Но, как мы уже сказали, не только такие стихи Кузмин продолжал писать, но и стихи, напоминающие его прежнюю поэзию с духом «прекрасной ясности». Одно из подобных стихотворений было им написано специально к пушкинскому вечеру, ставшему событием в петроградской литературной жизни. В связи с восемьдесят четвертой годовщиной со дня смерти Пушкина в Доме литераторов 11 февраля 1921 года состоялось торжественное собрание (повторенное 13, 14 и 26 февраля), запечатленное во многих мемуарах, наиболее, как представляется, верно и точно — в воспоминаниях В. Ф. Ходасевича «Гумилев и Блок». На нем прозвучали знаменитая речь Блока «О назначении поэта» (а на последующих повторениях — вторящий ей «Колеблемый треножник» Ходасевича) и стихотворение Кузмина «Пушкин». Сам он записал в дневнике: «Я очень волновался относит<ельно> Пушкинского вечера.
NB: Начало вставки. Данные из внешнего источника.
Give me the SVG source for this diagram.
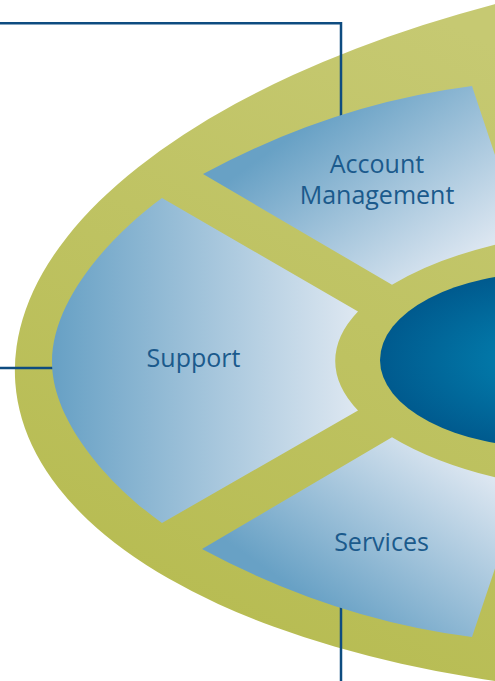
<svg xmlns="http://www.w3.org/2000/svg" width="495" height="681" viewBox="0 0 495 681">
  <defs>
    <linearGradient id="oliveFill" gradientUnits="userSpaceOnUse" x1="480" y1="0" x2="150" y2="560">
      <stop offset="0" stop-color="#C6C972"/>
      <stop offset="1" stop-color="#B7BC52"/>
    </linearGradient>
    <linearGradient id="supportFill" gradientUnits="userSpaceOnUse" x1="55" y1="0" x2="355" y2="0">
      <stop offset="0" stop-color="#68A1C5"/>
      <stop offset="1" stop-color="#DDE7F1"/>
    </linearGradient>
    <linearGradient id="accountFill" gradientUnits="userSpaceOnUse" x1="300" y1="130" x2="420" y2="300">
      <stop offset="0" stop-color="#68A1C5"/>
      <stop offset="1" stop-color="#DFE8F2"/>
    </linearGradient>
    <linearGradient id="servicesFill" gradientUnits="userSpaceOnUse" x1="300" y1="593" x2="420" y2="423">
      <stop offset="0" stop-color="#68A1C5"/>
      <stop offset="1" stop-color="#DFE8F2"/>
    </linearGradient>
    <radialGradient id="coreFill" cx="0.5" cy="0.5" r="0.5">
      <stop offset="0" stop-color="#0384B3"/>
      <stop offset="1" stop-color="#005A8E"/>
    </radialGradient>
  </defs>
  <style>
    .label { font-family: "Open Sans", "Liberation Sans", sans-serif; font-size: 25px; fill: #1B5A8C; text-anchor: middle; }
    .link { fill: none; stroke: #0E4C80; stroke-width: 2.5; }
  </style>

  <!-- olive base oval, tilted slightly; its bands show between the segments -->
  <g id="frame">
    <ellipse cx="832.5" cy="322.7" rx="819.4" ry="370.8" transform="rotate(-4.22 832.5 322.7)" fill="url(#oliveFill)"/>
  </g>

  <!-- connector lines -->
  <g id="connectors">
    <path class="link" d="M 0 23.3 H 341 V 117"/>
    <path class="link" d="M 0 368 H 54"/>
    <path class="link" d="M 341 605 V 681"/>
  </g>

  <g id="support">
    <path fill="url(#supportFill)" d="M 162 198 L 358 311.5 A 332 136 0 0 0 358 410.5 L 162 523 C 110 486 52 422 52 362 C 52 300 110 236 162 198 Z"/>
    <text class="label" x="193.5" y="367">Support</text>
  </g>

  <g id="account-management">
    <path fill="url(#accountFill)" d="M 203 174 Q 332.5 104 472 86 L 512 206 L 512 240.7 A 332 136 0 0 0 392 284.8 Z"/>
    <text class="label" x="377" y="173">Account</text>
    <text class="label" x="377" y="204">Management</text>
  </g>

  <g id="services">
    <path fill="url(#servicesFill)" d="M 202 549 L 392 437.2 A 332 136 0 0 0 512 481.3 L 512 518 L 472 637 Q 332.5 619 202 549 Z"/>
    <text class="label" x="381.5" y="551">Services</text>
  </g>

  <g id="core">
    <ellipse cx="548" cy="360" rx="168" ry="87.5" fill="url(#coreFill)"/>
  </g>
</svg>
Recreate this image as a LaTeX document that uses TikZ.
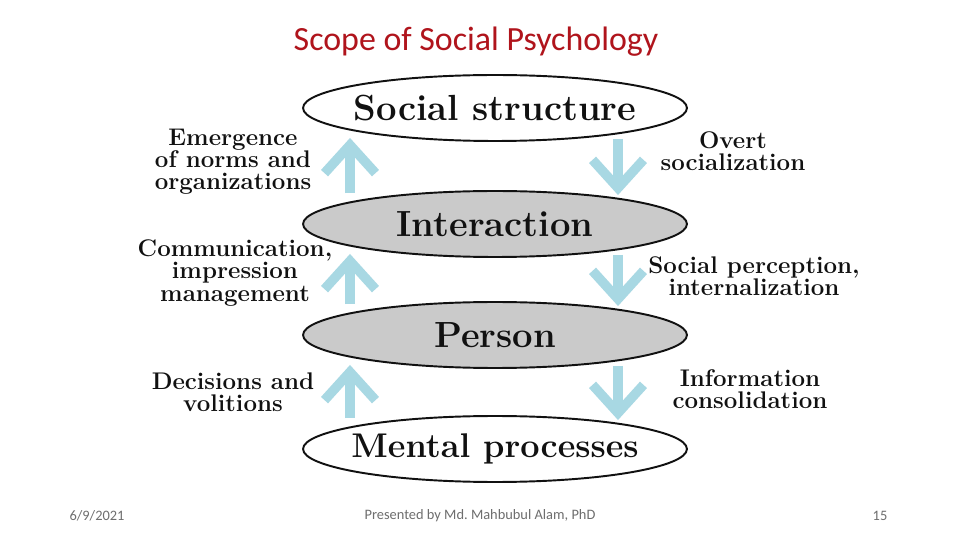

Все было торжественно и тепло. Масса знакомых. Очень было приятно. Кажется, стихи понравились». Конечно, речь Блока была событием гораздо более ярким, но и стихотворение, неоднократно потом напечатанное, производило впечатление на многих, в том числе и на М. Цветаеву: «Пушкин — мой Пушкин, то что всегда говорю о нем — я <…> Раз есть еще такие стихи…»[555]
Блок и Кузмин встретились и еще один раз, что зафиксировано в воспоминаниях В. А. Милашевского, относящихся к маю 1921 года[556]. И хотя подробностей о их разговоре Милашевский не приводит, само это отсутствие объяснено им очень выразительно: «…Кузмин устроил небольшой ужин в ознаменование какой-то своей биографической или творческой даты. Дом искусств пошел ему навстречу в смысле „яств“, что-то выкроил из своих ресурсов.